7th President of the University of Tennessee system
- In office July 1, 2004 – June 30, 2009
- Preceded by: John W. Shumaker
- Succeeded by: Jan Simek (interim)

Personal details
- Born: November 21, 1947 Los Angeles, California, U.S.
- Died: September 11, 2025 (aged 77) Chapel Hill, North Carolina, U.S.
- Spouse: Carol Petersen
- Children: 2
- Education: California State University, Los Angeles (B.S. 1970) University of California, Santa Barbara (Ph.D. 1975)
- Salary: $410,177 (as of 2009)

= John D. Petersen =

American chemist, educator and academic administrator (1947–2025)

John David Petersen (November 21, 1947 – September 11, 2025) was an American chemist, educator and academic administrator who was president of the University of Tennessee system.

==Early life and education==
Petersen was born in Los Angeles, California, on November 21, 1947. He attended California State University, Los Angeles, where he received a B.S. degree in chemistry in 1970. In 1975 he received a Ph.D. in inorganic chemistry from the University of California, Santa Barbara, where his dissertation was entitled Photochemical and Photophysical Studies of Rhodium(III) Ammine Complexes.

==Early career==
After completing his Ph.D., Petersen took a position as assistant professor of chemistry at Kansas State University. In 1980, he joined the faculty of Clemson University, where he was associate dean for research for the College of Sciences and head of the chemistry department. In 1986-87, he spent a year at Universität Regensburg in Germany as Alexander von Humboldt research fellow and guest professor. In 1994, he went on to Wayne State University, where he was dean of the College of Science and professor of chemistry. During his career as a university researcher, from 1980 to 1995, he participated in the U.S. Department of Energy Solar Photochemistry Program. He was credited with over 70 publications and 200 presentations.

In 2000, he joined the University of Connecticut as provost and executive vice president for academic affairs. In 2004 he was appointed president of the University of Tennessee, and started in that role in July 2004.

==University of Tennessee system President==
At the University of Tennessee, Petersen was credited with increasing research activity, expanding the university's partnership with Oak Ridge National Laboratory, and receiving a record amount of state government appropriations for campus buildings. During his presidency, the university received its largest research grant ever, $65 million for construction of what was called "the world’s fastest unclassified supercomputer." His presidency also saw the start of a $70 million statewide Biofuels Initiative. However, there was chronic tension with the university faculty and he was criticized for forcing the chancellor of the University's Knoxville campus to resign. In a 2008 survey of the faculty, 34% indicated "no confidence" in his ability to lead the university and an additional 37% expressed only "limited confidence."
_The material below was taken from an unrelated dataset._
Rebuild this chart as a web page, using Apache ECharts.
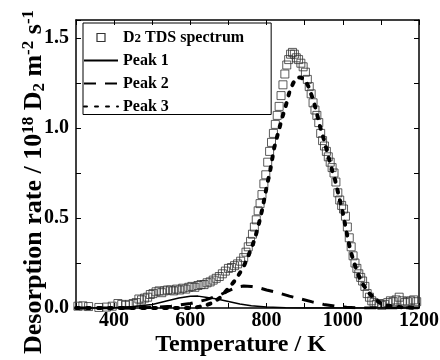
<!DOCTYPE html>
<html>
<head>
<meta charset="utf-8">
<script src="https://cdn.jsdelivr.net/npm/echarts@6/dist/echarts.min.js"></script>
<style>
html,body{margin:0;padding:0;background:#fff;}
#chart{width:440px;height:360px;}
</style>
</head>
<body>
<div id="chart"></div>
<script>
// Temperature (K) and desorption rate (10^18 D2 m^-2 s^-1)
var spectrumT = [305,318,333,360,380,395,410,420,430,440,450,458,465,472,480,488,495,502,510,518,525,532,540,548,556,564,572,580,588,596,604,612,620,628,636,644,652,660,668,676,684,692,700,708,716,724,732,740,746,752,758,763,768,773,778,783,788,793,798,803,808,813,818,823,828,833,838,843,848,853,858,863,868,873,878,884,890,896,902,907,912,917,922,927,932,937,942,947,952,957,962,967,972,977,982,987,992,997,1002,1007,1012,1017,1022,1027,1032,1037,1042,1047,1052,1058,1064,1070,1076,1082,1088,1095,1102,1110,1118,1125,1132,1140,1148,1156,1163,1170,1178,1186,1194];
var spectrumV = [0.01,0.012,0.008,0.003,0.005,0.01,0.025,0.02,0.015,0.02,0.025,0.03,0.05,0.045,0.055,0.06,0.075,0.08,0.09,0.095,0.085,0.095,0.10,0.10,0.095,0.105,0.10,0.11,0.105,0.115,0.12,0.115,0.125,0.13,0.13,0.14,0.145,0.155,0.165,0.175,0.19,0.205,0.22,0.225,0.235,0.245,0.26,0.28,0.31,0.34,0.37,0.41,0.45,0.49,0.54,0.58,0.63,0.69,0.74,0.81,0.87,0.92,0.97,1.02,1.07,1.12,1.18,1.24,1.30,1.35,1.38,1.41,1.42,1.41,1.39,1.38,1.36,1.34,1.31,1.27,1.23,1.19,1.14,1.10,1.07,1.03,0.97,0.93,0.90,0.87,0.84,0.81,0.78,0.75,0.70,0.64,0.60,0.57,0.55,0.51,0.45,0.39,0.34,0.29,0.25,0.22,0.19,0.17,0.15,0.12,0.08,0.06,0.04,0.03,0.02,0.025,0.015,0.02,0.03,0.04,0.035,0.045,0.06,0.04,0.03,0.035,0.04,0.045,0.035];

var peak1T = [300,350,400,450,500,540,570,600,620,640,670,700,730,760,800,850,900,1000,1100,1200];
var peak1V = [0,0,0.002,0.008,0.02,0.04,0.055,0.065,0.066,0.06,0.05,0.036,0.022,0.012,0.005,0.001,0,0,0,0];

var peak2T = [300,400,450,500,550,600,640,680,700,720,740,760,780,800,830,860,890,920,950,980,1010,1050,1100,1200];
var peak2V = [0,0,0,0.003,0.01,0.025,0.045,0.075,0.095,0.115,0.122,0.12,0.112,0.10,0.085,0.066,0.05,0.034,0.02,0.01,0.004,0,0,0];

var peak3T = [300,400,500,600,620,640,660,680,700,720,740,760,770,780,790,800,810,820,830,840,850,860,870,880,890,900,910,920,930,940,950,960,970,980,990,1000,1010,1020,1030,1040,1050,1060,1070,1080,1090,1100,1120,1150,1200];
var peak3V = [0,0,0,0,0.005,0.015,0.03,0.06,0.11,0.16,0.23,0.33,0.39,0.47,0.56,0.67,0.77,0.89,0.97,1.05,1.12,1.20,1.25,1.28,1.28,1.27,1.23,1.17,1.10,1.01,0.94,0.86,0.78,0.71,0.62,0.53,0.42,0.32,0.25,0.19,0.14,0.11,0.08,0.06,0.04,0.025,0.012,0.005,0];

var seriesNames = ['D2 TDS spectrum','Peak 1','Peak 2','Peak 3'];
var xTickValues = [400,600,800,1000,1200];
var yTickValues = [0.0,0.5,1.0,1.5];

function pairs(t, v){ return t.map(function(x,i){ return [x, v[i]]; }); }

var FONT = '"Liberation Serif","Times New Roman",serif';
var chart = echarts.init(document.getElementById('chart'), null, {renderer:'canvas'});

var axisLine = {show:true, onZero:false, lineStyle:{color:'#000', width:1.5}};
var axisTick = {show:true, inside:true, length:5, lineStyle:{color:'#000', width:1}};

var option = {
  backgroundColor:'#fff',
  animation:false,
  grid:{left:76, top:20, right:21, bottom:52, containLabel:false, outerBoundsMode:'none'},
  legend:{
    left:83, top:23, orient:'vertical',
    itemWidth:34, itemHeight:14, itemGap:7,
    padding:[0,27,0,0],
    borderColor:'#000', borderWidth:1,
    symbolKeepAspect:true,
    textStyle:{fontFamily:FONT, fontWeight:'bold', fontSize:16, color:'#000', lineHeight:15,
      rich:{
        sub:{fontFamily:FONT, fontWeight:'bold', fontSize:13, color:'#000', verticalAlign:'bottom', lineHeight:13, padding:[9,0,0,0]}
      }
    },
    formatter:function(name){
      if(name===seriesNames[0]) return 'D{sub|2} TDS spectrum';
      return name;
    },
    data:[
      {name:seriesNames[0], icon:'path://M0,0 M14,14 M3,3 L11,3 L11,11 L3,11 Z',
        itemStyle:{color:'rgba(255,255,255,0)', borderColor:'#000', borderWidth:1.2}},
      {name:seriesNames[1], itemStyle:{opacity:0}},
      {name:seriesNames[2], itemStyle:{opacity:0}},
      {name:seriesNames[3], itemStyle:{opacity:0}}
    ]
  },
  xAxis:[{
    type:'value', min:300, max:1200, interval:100, position:'bottom',
    axisLine:axisLine, axisTick:axisTick, splitLine:{show:false},
    axisLabel:{margin:3, fontFamily:FONT, fontWeight:'bold', fontSize:20, color:'#000',
      formatter:function(v){ return xTickValues.indexOf(v)>=0 ? String(v) : ''; }},
    name:'Temperature / K', nameLocation:'middle', nameGap:25, nameMoveOverlap:false,
    nameTextStyle:{fontFamily:FONT, fontWeight:'bold', fontSize:24, color:'#000', padding:[0,14,0,0]}
  },{
    type:'value', min:300, max:1200, interval:100, position:'top',
    axisLine:axisLine, axisTick:axisTick, splitLine:{show:false},
    axisLabel:{show:false}
  }],
  yAxis:[{
    type:'value', min:0, max:1.6, interval:0.25, position:'left',
    axisLine:axisLine, axisTick:axisTick, splitLine:{show:false},
    axisLabel:{margin:7, fontFamily:FONT, fontWeight:'bold', fontSize:20, color:'#000',
      formatter:function(v){
        for(var i=0;i<yTickValues.length;i++){ if(Math.abs(v-yTickValues[i])<1e-6) return yTickValues[i].toFixed(1); }
        return '';
      }},
    name:'Desorption rate / 10{sup|18} D{sub|2} m{sup|-2} s{sup|-1}',
    nameLocation:'middle', nameGap:28, nameRotate:90, nameMoveOverlap:false,
    nameTextStyle:{fontFamily:FONT, fontWeight:'bold', fontSize:26, color:'#000', lineHeight:28,
      padding:[0,36,0,0],
      rich:{
        sup:{fontFamily:FONT, fontWeight:'bold', fontSize:17, color:'#000', verticalAlign:'top', lineHeight:16},
        sub:{fontFamily:FONT, fontWeight:'bold', fontSize:17, color:'#000', verticalAlign:'bottom', lineHeight:16}
      }}
  },{
    type:'value', min:0, max:1.6, interval:0.25, position:'right',
    axisLine:axisLine, axisTick:axisTick, splitLine:{show:false},
    axisLabel:{show:false}
  }],
  series:[{
    name:seriesNames[0], type:'scatter', xAxisIndex:0, yAxisIndex:0,
    symbol:'rect', symbolSize:8,
    itemStyle:{color:'rgba(255,255,255,0)', borderColor:'#333', borderWidth:1},
    data:pairs(spectrumT, spectrumV), z:3
  },{
    name:seriesNames[1], type:'line', symbol:'none', showSymbol:false,
    lineStyle:{color:'#000', width:1.5, type:'solid'},
    itemStyle:{color:'#000'},
    data:pairs(peak1T, peak1V), z:4
  },{
    name:seriesNames[2], type:'line', symbol:'none', showSymbol:false,
    lineStyle:{color:'#000', width:3, type:[12,9]},
    itemStyle:{color:'#000'},
    data:pairs(peak2T, peak2V), z:4
  },{
    name:seriesNames[3], type:'line', symbol:'none', showSymbol:false,
    lineStyle:{color:'#000', width:4, type:[3,8], cap:'round'},
    itemStyle:{color:'#000'},
    data:pairs(peak3T, peak3V), z:4
  }]
};
chart.setOption(option);
</script>
</body>
</html>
Petersen's total compensation at Tennessee was reported to be $456,027 as of 2008, including a salary of $420,971. He ranked 80th in total compensation among the top leaders of U.S. public universities.

Petersen announced his departure from the University of Tennessee presidency in February 2009, taking administrative leave beginning March 1 of that year and resigning effective June 30. Jan Simek became interim president.

==Post-Tennessee career==
After leaving the University of Tennessee in 2009, Petersen was a consultant. He also served as executive director of the RTP Solar Fuels Project of the Research Technology Energy Consortium, a consortium of Duke University, North Carolina State University, Research Triangle Institute and the University of North Carolina-Chapel Hill that seeks to use solar energy to create liquid fuels. On August 1, 2012, he became the Executive Director of the International Union of Pure and Applied Chemistry (IUPAC).

==Personal life and death==
John Petersen was married to Carol Petersen, a former middle school teacher. The couple had two children. At Tennessee, Carol Petersen became the subject of public criticism in 2008 after it was reported that she had verbally attacked a major university donor who was attending an activity at the university president's residence in Knoxville. That incident resulted in her being prohibited from interacting with university donors or staff members. The prohibition was lifted after her husband gave the university a written promise that in the future her only activities on behalf of the university would be conducted in a volunteer capacity, and that she would have no authority over anyone else.

Petersen died at his home in Chapel Hill, North Carolina, on September 11, 2025, at the age of 77.